Pensando de ponta cabeça: da ousadia à transformação
Por Patríca Cotton
Adoraria ter sido a autora da famosa frase dita por Charles Darwin que declara que não são os mais fortes nem os mais inteligentes que sobrevivem, mas aqueles mais adaptáveis à mudança. Mesmo que a mudança seja uma constante nos negócios, sempre tive a impressão que, de alguma forma, as organizações e seus líderes desconsideram alguns relevantes aspectos deste processo, especialmente o poder crucial das emoções humanas. Em qualquer tentativa de transformação corporativa, as percepções e sentimentos das pessoas são vitais. Estratégias de negócios ousadas e apresentações de Power Point cuidadosamente preparadas perdem a importância se as pessoas não se envolverem com as ideias organicamente. Eis aqui, então, algumas perguntas que não querem calar na seara da transformação de negócios: como a mudança pode vencer a resistência e o poder da inércia? E, mais importante, como é possível manter a integridade e o propósito quando mudar pressupõe a constante adaptação?
Para estabelecer um link sólido entre gestão de mudança e a relevante influência da psicologia no comportamento de pessoas e negócios, embarquei recentemente em uma jornada global para entrevistar importantes CEOs e outros experts no assunto. Dos meus encontros com Ward Klein (CEO da Energizer) ao Sidney Levy (CEO da Rio 2016), vários líderes do Vale do Silício e muitos outros, pude identificar alguns padrões comuns e chegar a algumas conclusões sobre o quão adaptável se deve ser em movimentos de mudança.

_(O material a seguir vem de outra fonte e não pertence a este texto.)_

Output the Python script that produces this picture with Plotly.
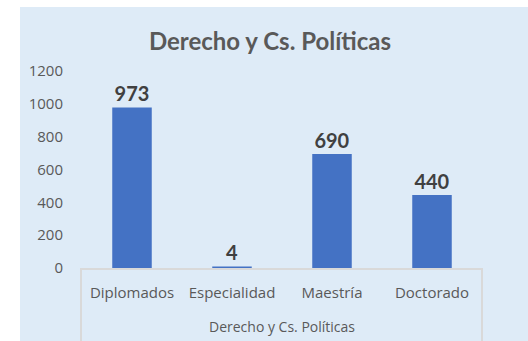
import plotly.graph_objects as go

# Programas de posgrado de Derecho y Cs. Políticas
categorias = ["Diplomados", "Especialidad", "Maestría", "Doctorado"]
valores = [973, 4, 690, 440]
y_ticks = [0, 200, 400, 600, 800, 1000, 1200]

W, H = 528, 341
L, R, T, B = 82, 46, 71, 73  # plot area: x 82..482, y 71..268
PW, PH = W - L - R, H - T - B


def px(x):
    return (x - L) / PW


def py(y):
    return (H - B - y) / PH


FONT_TIT = "Lato"
FONT_EJE = "Open Sans"
GRIS = "#595959"
AZUL = "#4472C4"

fig = go.Figure(
    go.Bar(
        x=categorias,
        y=valores,
        marker=dict(color=AZUL, line=dict(color=AZUL, width=1.5)),
        text=[str(v) for v in valores],
        textposition="outside",
        textfont=dict(family=FONT_TIT, size=20, color="#404040", weight="bold"),
        cliponaxis=False,
        hoverinfo="skip",
    )
)

shapes = [
    # fondo celeste del gráfico
    dict(type="rect", xref="paper", yref="paper", x0=px(20), x1=px(W + 5),
         y0=py(H + 5), y1=py(7), fillcolor="#DEEBF7", line=dict(width=0), layer="below"),
    # recuadro del eje de categorías
    dict(type="path", xref="paper", yref="paper",
         path=f"M {px(81)} {py(H + 5)} L {px(81)} {py(269)} L {px(482)} {py(269)} L {px(482)} {py(H + 5)}",
         line=dict(color="#D9D9D9", width=2), layer="below"),
]

fig.update_layout(
    width=W,
    height=H,
    margin=dict(l=L, r=R, t=T, b=B, pad=0),
    paper_bgcolor="white",
    plot_bgcolor="rgba(0,0,0,0)",
    showlegend=False,
    bargap=0.62,
    shapes=shapes,
    title=dict(
        text="<b>Derecho y Cs. Políticas</b>",
        font=dict(family=FONT_TIT, size=24, color=GRIS),
        x=px(270), xanchor="center", xref="paper",
        y=1 - 42 / H, yanchor="middle",
    ),
    xaxis=dict(
        range=[-0.5, 3.5],
        automargin=False,
        showgrid=False, zeroline=False, showline=False,
        ticks="", ticklabelstandoff=14,
        tickfont=dict(family=FONT_EJE, size=15, color=GRIS),
        title=dict(text="Derecho y Cs. Políticas", standoff=21,
                   font=dict(family=FONT_EJE, size=14, color=GRIS)),
        fixedrange=True,
    ),
    yaxis=dict(
        range=[0, 1200],
        automargin=False,
        tickvals=y_ticks,
        showgrid=False, zeroline=False, showline=False,
        ticks="", ticklabelstandoff=18,
        tickfont=dict(family=FONT_EJE, size=15, color=GRIS),
        fixedrange=True,
    ),
)

fig.write_html("out.html")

Curiosamente, o aspecto mais sensível e menos considerado desse processo é que entre uma intenção de mudança e um estado futuro desejado estão as pessoas. Partindo desta premissa, qualquer estratégia de negócios deveria ser seguida de um link emocional e recompensa para funcionários, investidores, fornecedores e outros stakeholders. Independentemente da estrutura da organização, seja ela mais horizontalizada ou top down, as pessoas precisam estar em um estado de espírito adequado para habilitar que a mudança ocorra de forma efetiva e sustentável.
Outro aspecto importante é o momento de tornar pública a estratégia de mudança. Os líderes precisam estar prontos para lidar com o alto preço da dúvida, que eventualmente vem junto com o medo da mudança e até, ironicamente, medo do sucesso. Neste sensível momento, é importante se ater ao plano inicial, restaurando a autoconfiança, encontrando conforto na incerteza e tendo paciência e perseverança para perseguir a mudança.
Uma das minhas descobertas foi que otimismo, exposição ao risco e autoconfiança são gatilhos extremamente benéficos para a transformação. Estas qualidades são predominantes entre os CEOs, que são mais ambiciosos, focados e competitivos que a média. Outro aspecto interessante que estava claramente presente no discurso dos entrevistados foi o que a psicologia moderna chama de “ego-resiliência”, que pode ser descrita como a alta capacidade de superar, orientar-se através e se recuperar da adversidade, em um contínuo processo de aprendizado.
Em poucas palavras, a gestão de mudança não é sexy, é laboriosa. Aqueles que serão realmente bem-sucedidos são os que buscarão oportunidades, potencialmente falharão, mas tentarão novamente, mais fortalecidos. E eles não se esquecerão das experiências adquiridas para chegar lá.
Trazendo esta visão para a realidade brasileira e para a atual crise moral do país, é preciso deixar de lado as crenças sabotadoras de que a nação sempre foi e será corrupta em todas as instâncias, inspirando-se no que o filósofo francês Henri-Louis Bergson disse: “existir é mudar, mudar é amadurecer, amadurecer é se reinventar sempre”. Então, não acredite muito nas suas próprias verdades e mantenha-se aberto.
PATRÍCIA COTTON
Patricia Cotton fundou o Upside Down Thinking e é expert em inovação e liderança criativa. Originalmente carioca, Patricia passou a amar a cidade saindo dela. Ao longo da vida, aprendeu que ir para longe revela o que está perto, e que o caminho também é um lugar. Patrícia tem MBA da Escola de Liderança Criativa de Berlim e participou de uma expedição de aprendizado promovido pelo Team Academy na Finlândia, além de um curso imersivo da Teoria U. Acredita cada vez menos em CV e mais em estabelecer conexões criativas e profundas. Na dúvida, sempre pensa o contrário.